Yamanobe, Yamagata
Knit factories and agricultural fields share the flat northern quarter of Yamanobe-machi, where JR Uzen-Yamanobe station sits quietly beside the national road. The town's textile identity runs deep — knitwear has been produced here for generations, and the industry still shapes the rhythms of working life in a way that feels matter-of-fact rather than curated.
Further south, the terrain shifts. Ponds and marshes appear among the hills, and the road toward Shirataka-yama grows narrower and slower. The Tamagushiko lakeside rest area sits within a tourist route that threads together terraced rice paddies and natural springs — not a dramatic landscape, but one where the transitions between water, field, and forest accumulate quietly underfoot.

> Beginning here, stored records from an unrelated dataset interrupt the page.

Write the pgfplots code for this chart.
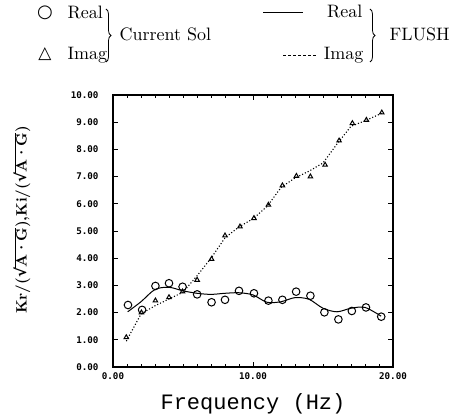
\documentclass[border=0pt]{standalone}
\usepackage{graphicx}
\usepackage{pgfplots}
\pgfplotsset{compat=1.18}
\usepackage{fontspec}
\usetikzlibrary{decorations.pathreplacing}
\newfontfamily\monof{Liberation Mono}
\newfontfamily\tickf{DejaVu Sans Mono}
\newfontfamily\symf{DejaVu Sans}
\newcommand{\ovl}[1]{\vbox{\hrule height 0.6pt\kern 0.5pt\hbox{#1}}}
\newcommand{\rt}{{\symf\bfseries\raisebox{0.3pt}{√}}}
\newcommand{\legtxt}[1]{\scalebox{1.8}{\fontsize{10}{12}\selectfont #1}}
\begin{document}
\begin{tikzpicture}
\useasboundingbox (0pt,0pt) rectangle (459pt,416pt);
\node at (45pt,403pt) {\symf\fontsize{18}{20}\selectfont ○};
\node[anchor=west] at (64pt,404pt) {\legtxt{Real}};
\node at (45pt,362pt) {\symf\fontsize{17}{20}\selectfont △};
\node[anchor=west] at (64pt,361pt) {\legtxt{Imag}};
\draw[decorate, decoration={brace, amplitude=5pt}, line width=0.8pt] (106pt,407pt) -- (106pt,354pt);
\node[anchor=west] at (116pt,382pt) {\legtxt{Current Sol}};
\draw[line width=1pt] (263pt,403pt) -- (303pt,403pt);
\node[anchor=east] at (366pt,405pt) {\legtxt{Real}};
\draw[line width=0.8pt, dash pattern=on 3pt off 2pt] (283pt,361pt) -- (316pt,361pt);
\node[anchor=east] at (367pt,361pt) {\legtxt{Imag}};
\draw[decorate, decoration={brace, amplitude=5pt}, line width=0.8pt] (370pt,407pt) -- (370pt,354pt);
\node[anchor=west] at (386pt,382pt) {\legtxt{FLUSH}};
\node[rotate=90] at (22pt,196pt) {\scalebox{1.5}{\fontsize{10}{12}\selectfont\bfseries Kr/(\rt\ovl{A·G}),Ki/(\rt\ovl{A·G})}};
\node at (253pt,12pt) {\monof\fontsize{22}{24}\selectfont Frequency (Hz)};
\begin{axis}[
  at={(113pt,49pt)}, anchor=south west,
  scale only axis, width=280pt, height=272pt,
  xmin=0, xmax=20, ymin=0, ymax=10,
  xtick={0,10,20}, minor xtick={1,2,...,19},
  ytick={0,1,...,10},
  tick align=inside,
  major tick length=5pt, minor tick length=3pt,
  axis line style={line width=1.1pt},
  every tick/.style={black, line width=0.8pt},
  /pgf/number format/fixed,
  /pgf/number format/fixed zerofill,
  /pgf/number format/precision=2,
  /pgf/number format/assume math mode=true,
  ticklabel style={font=\tickf\bfseries\fontsize{9.2}{10}\selectfont},
  yticklabel style={xshift=-11pt},
  xticklabel style={yshift=-2.5pt},
]
% FLUSH Real (solid)
\addplot[black, line width=1pt, smooth, tension=0.5] coordinates {
(1.05,2.03)(2,2.40)(3,2.85)(4,2.93)(5,2.80)(6,2.71)(7,2.67)(8,2.71)(9,2.73)(10,2.65)
(11,2.38)(12,2.40)(13,2.55)(14,2.49)(15,2.16)(16,2.03)(17,2.16)(18,2.19)(19.15,1.87)};
% FLUSH Imag (dotted)
\addplot[black, line width=1.1pt, dotted] coordinates {
(0.95,0.95)(2,1.95)(3,2.25)(4,2.50)(5,2.75)(6,3.35)(7,4.00)(8,4.75)(9,5.15)(10,5.45)
(11,5.90)(12,6.60)(13,6.95)(14,7.20)(15,7.50)(16,8.20)(17,8.85)(18,9.05)(19.2,9.33)};
% Current Sol Real (circles)
\addplot[only marks, mark=o, mark size=3.8pt, black, line width=1pt] coordinates {
(1.07,2.28)(2.08,2.10)(3.03,2.98)(4,3.08)(4.97,2.95)(6.01,2.67)(7.04,2.38)(8,2.47)(9,2.80)(10.07,2.71)
(11.1,2.44)(12.1,2.47)(13.08,2.77)(14.1,2.62)(15.1,2.01)(16.1,1.75)(17.06,2.06)(18.07,2.19)(19.16,1.85)};
% Current Sol Imag (triangles)
\addplot[only marks, mark=triangle, mark size=2.6pt, black, line width=1pt] coordinates {
(0.95,1.09)(2.03,2.00)(3.03,2.44)(4,2.56)(4.97,2.77)(6.01,3.20)(7.04,3.97)(8,4.83)(9.07,5.16)(10.07,5.47)
(11.1,5.96)(12.1,6.67)(13.1,7.02)(14.1,7.00)(15.15,7.43)(16.15,8.32)(17.1,8.96)(18.1,9.08)(19.2,9.35)};
\end{axis}
\end{tikzpicture}
\end{document}
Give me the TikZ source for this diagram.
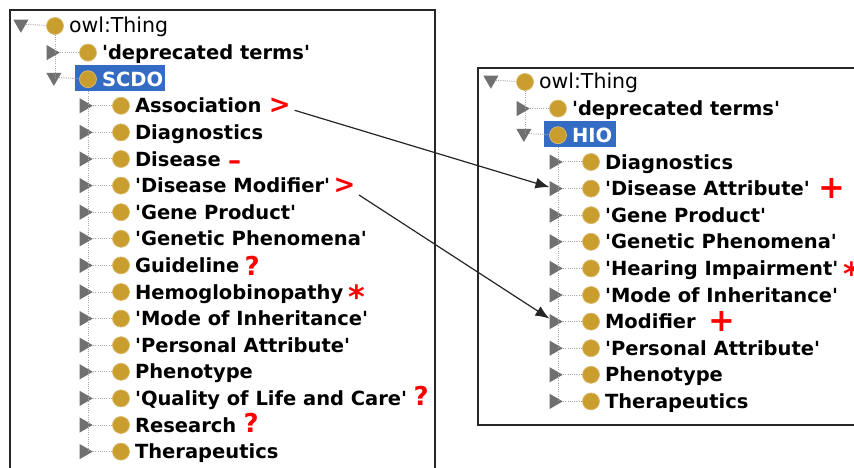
\documentclass[tikz,border=0pt]{standalone}
\usepackage{fontspec}
\setmainfont{DejaVu Sans}[Ligatures=TeXOff]
\usetikzlibrary{positioning,shapes.geometric,arrows.meta}
\definecolor{classgold}{RGB}{201,158,46}
\definecolor{selblue}{RGB}{52,108,196}
\definecolor{togglegray}{RGB}{112,112,112}

\begin{document}
\begin{tikzpicture}[x=1pt, y=-1pt, node distance=5pt]
  \tikzset{
    cls/.style={circle, fill=classgold, draw=classgold!70!white, line width=0.7pt, minimum size=17pt, inner sep=0pt},
    leaf/.style={regular polygon, regular polygon sides=3, regular polygon rotate=-90, fill=togglegray, minimum size=17.5pt, inner sep=0pt},
    opened/.style={leaf, regular polygon rotate=180, yshift=2pt},
    term/.style={font=\bfseries\fontsize{19.5}{21}\selectfont, inner sep=0pt, text height=14pt, text depth=0pt},
    root/.style={term, font=\mdseries\fontsize{20.5}{22}\selectfont},
    sel/.style={fill=selblue, inner sep=0pt},
    flag/.style={font=\bfseries\fontsize{26}{26}\selectfont, text=red, inner sep=0pt},
    bigflag/.style={flag, font=\bfseries\fontsize{32}{32}\selectfont},
    treeline/.style={draw=togglegray!60, line width=1pt, dash pattern=on 1pt off 1.2pt},
    link/.style={draw=black!85, line width=1.2pt, -{Latex[length=14pt,width=11pt]}, shorten <=4pt},
    frame/.style={draw=black!85, line width=1.3pt}
  }
  \useasboundingbox (0,0) rectangle (854,468);
  \clip (0,0) rectangle (854,468);
  \fill[white] (0,0) rectangle (854,468);
  \draw[frame] (10,10) rectangle (435,480);
  \draw[frame] (478,68) rectangle (870,425);

  % SCDO hierarchy
  \node[cls] (thing) at (55,26) {};
  \node[opened, left=20pt of thing] (thing-t) {};
  \node[root, right=5pt of thing] (thing-x) {owl:Thing};
  \node[cls] (deprec) at (88,52.6) {};
  \node[leaf, left=19pt of deprec] (deprec-t) {};
  \node[term, right=5pt of deprec] (deprec-x) {'deprecated terms'};
  \node[sel, minimum width=90pt, minimum height=26pt] (scdo-hl) at (120,78) {};
  \node[cls] (scdo) at (88,79.2) {};
  \node[opened, left=20pt of scdo] (scdo-t) {};
  \node[term, text=white, right=5pt of scdo] (scdo-x) {SCDO};
  \foreach \n/\txt [count=\i] in {assoc/Association, diag/Diagnostics, disease/Disease, dismod/'Disease Modifier', gene/'Gene Product', genet/'Genetic Phenomena', guide/Guideline, hemo/Hemoglobinopathy, mode/'Mode of Inheritance', pers/'Personal Attribute', pheno/Phenotype, qual/'Quality of Life and Care', research/Research, thera/Therapeutics} {
    \node[cls] (\n) at (121,79.2+26.6*\i) {};
    \node[leaf, left=19pt of \n] (\n-t) {};
    \node[term, right=5pt of \n] (\n-x) {\txt};
    \draw[treeline] (\n-t) -- (\n);
  }
  \draw[treeline] (thing-t) -- (thing);
  \draw[treeline] (deprec-t) -- (deprec);
  \draw[treeline] (scdo-t) -- (scdo);
  \draw[treeline] (thing) -- (thing |- scdo-t);
  \draw[treeline] (scdo-hl.south -| scdo) -- (scdo |- thera-t);

  % changes
  \node[flag, right=7pt of assoc-x] (assoc-f) {>};
  \node[flag, right=7pt of disease-x, yshift=-6pt] (disease-f) {–};
  \node[flag, right=3pt of dismod-x] (dismod-f) {>};
  \node[flag, right=5pt of guide-x] (guide-f) {?};
  \node[bigflag, right=5pt of hemo-x, yshift=-5pt] (hemo-f) {*};
  \node[flag, right=6pt of qual-x, yshift=3pt] (qual-f) {?};
  \node[flag, right=7pt of research-x, yshift=2pt] (research-f) {?};

  % HIO hierarchy
  \node[cls] (hthing) at (525,82) {};
  \node[opened, left=20pt of hthing] (hthing-t) {};
  \node[root, right=5pt of hthing] (hthing-x) {owl:Thing};
  \node[cls] (hdeprec) at (558,108.6) {};
  \node[leaf, left=19pt of hdeprec] (hdeprec-t) {};
  \node[term, right=5pt of hdeprec] (hdeprec-x) {'deprecated terms'};
  \node[sel, minimum width=72pt, minimum height=26pt] (hio-hl) at (580,134) {};
  \node[cls] (hio) at (558,135.2) {};
  \node[opened, left=20pt of hio] (hio-t) {};
  \node[term, text=white, right=5pt of hio] (hio-x) {HIO};
  \foreach \n/\txt [count=\i] in {hdiag/Diagnostics, hdisattr/'Disease Attribute', hgene/'Gene Product', hgenet/'Genetic Phenomena', hhear/'Hearing Impairment', hmode/'Mode of Inheritance', hmodif/Modifier, hpers/'Personal Attribute', hpheno/Phenotype, hthera/Therapeutics} {
    \node[cls] (\n) at (591,135.4+26.6*\i) {};
    \node[leaf, left=19pt of \n] (\n-t) {};
    \node[term, right=5pt of \n] (\n-x) {\txt};
    \draw[treeline] (\n-t) -- (\n);
  }
  \draw[treeline] (hthing-t) -- (hthing);
  \draw[treeline] (hdeprec-t) -- (hdeprec);
  \draw[treeline] (hio-t) -- (hio);
  \draw[treeline] (hthing) -- (hthing |- hio-t);
  \draw[treeline] (hio-hl.south -| hio) -- (hio |- hthera-t);

  \node[bigflag, right=8pt of hdisattr-x] (hdisattr-f) {+};
  \node[bigflag, right=5pt of hhear-x, yshift=-5pt] (hhear-f) {*};
  \node[bigflag, right=12pt of hmodif-x] (hmodif-f) {+};

  \draw[link] (assoc-f) -- (hdisattr-t);
  \draw[link] (dismod-f) -- (hmodif-t);
\end{tikzpicture}
\end{document}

At Yamanobe Onsen Hoyosen, a day-bath facility attached to a farm produce market, the two halves of the town briefly meet. In summer, sudamari-kōri — a local shaved ice specialty — is served there alongside whatever the surrounding farms have brought in that week. It is an ordinary stop, the kind that doesn't announce itself. Yamanobe-gyu milk from local dairy production appears on shelves nearby. The town's single surviving Ankokuji temple, the only one remaining from the old Dewa Province, stands without fanfare somewhere in this mix of the industrial, the agricultural, and the quietly historical.